How many lists are fixed by a pair of permutations?

Let $A$ be an alphabet of $N$ symbols and let a permutation act on a string of letters from $A$ in the obvious way.

If I ask how many strings $(i_1,...,i_n)\in A^n$ are fixed by a permutation $\pi$, the answer is, of course, $N^{c(\pi)}$, where $c(\pi)$ is the number of cycles of $\pi$.

But how many strings are fixed by two permutations $\pi_1,\pi_2$? That is, how many fixed points are there in $A^n$ with respect to the group generated by $\langle \pi_1,\pi_2\rangle$?

Or in more genrality, how many points in $A^n$ are fixed by a given subgroup $H\subset S_n$?

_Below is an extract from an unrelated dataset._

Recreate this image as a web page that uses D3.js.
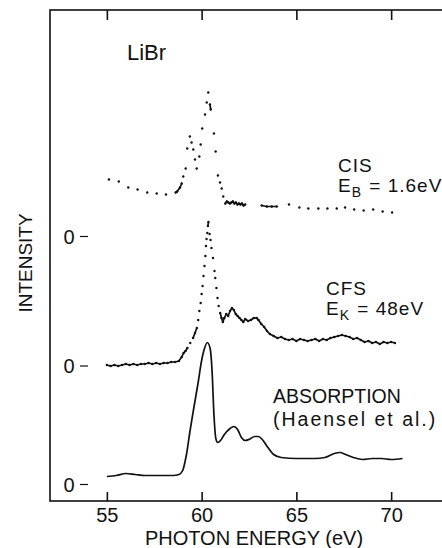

In your single permutation case you are splitting the $n$ positions into equivalence classes where two positions are in the same class if they are in the same cycle. You then require that all the characters in one equivalence class be the same, which is where the $N^{c(\pi)}$ comes from. With two permutations you again split into equivalence classes. The first permutation splits the positions into classes the same way as before. The second can then link up those classes into larger ones. Say $n=9$ and $\pi_1=(1234)(567)(8)(9)$ We have four classes and would have $N^4$ strings. If $\pi_2=(15)(2)(3)(4)(6)(78)(9)$ we now link the classes $(1234), (567),$ and $(8)$ so those positions have to be the same. We now have classes $(12345678)(9)$ and only $N^2$ acceptable strings.
• Yes, this is clear, but I was hoping for a solution which works for any $\pi_1,\pi_2$ without having to do the work manually. A formula involving, say, the number of cycles of $\pi_1^{-1}\pi_2$. In the example you gave, for instance, you get $N^2$; does this exponent 2 have any group-theoretical interpretation? – thedude Nov 10 '17 at 17:34
• I don't think you can get there with anything like $\pi_1^{-1}\pi_2$. Say they both have $(12)$ as part of the permutation. You need positions $1$ and $2$ to be the same but any product of an even number of terms will separate $1$ and $2$. I don't think the exponent $2$ has a group theoretical interpretation either because we could find permutations that do not cover the whole symmetric group on an equivalence class but still have the same equivalence classes. – Ross Millikan Nov 10 '17 at 17:44
The answer is the number of orbits of $H$ in the space $\{1,...,n\}$.
But this may not be practical. For instance, in the example given in Ross Millikan's answer, with $\pi_1=(1234)(567)(8)(9)$ and $\pi_2=(15)(2)(3)(4)(6)(78)(9)$, the group generated by $\pi_1,\pi_2$ has 2 orbits, but it has 40320 elements.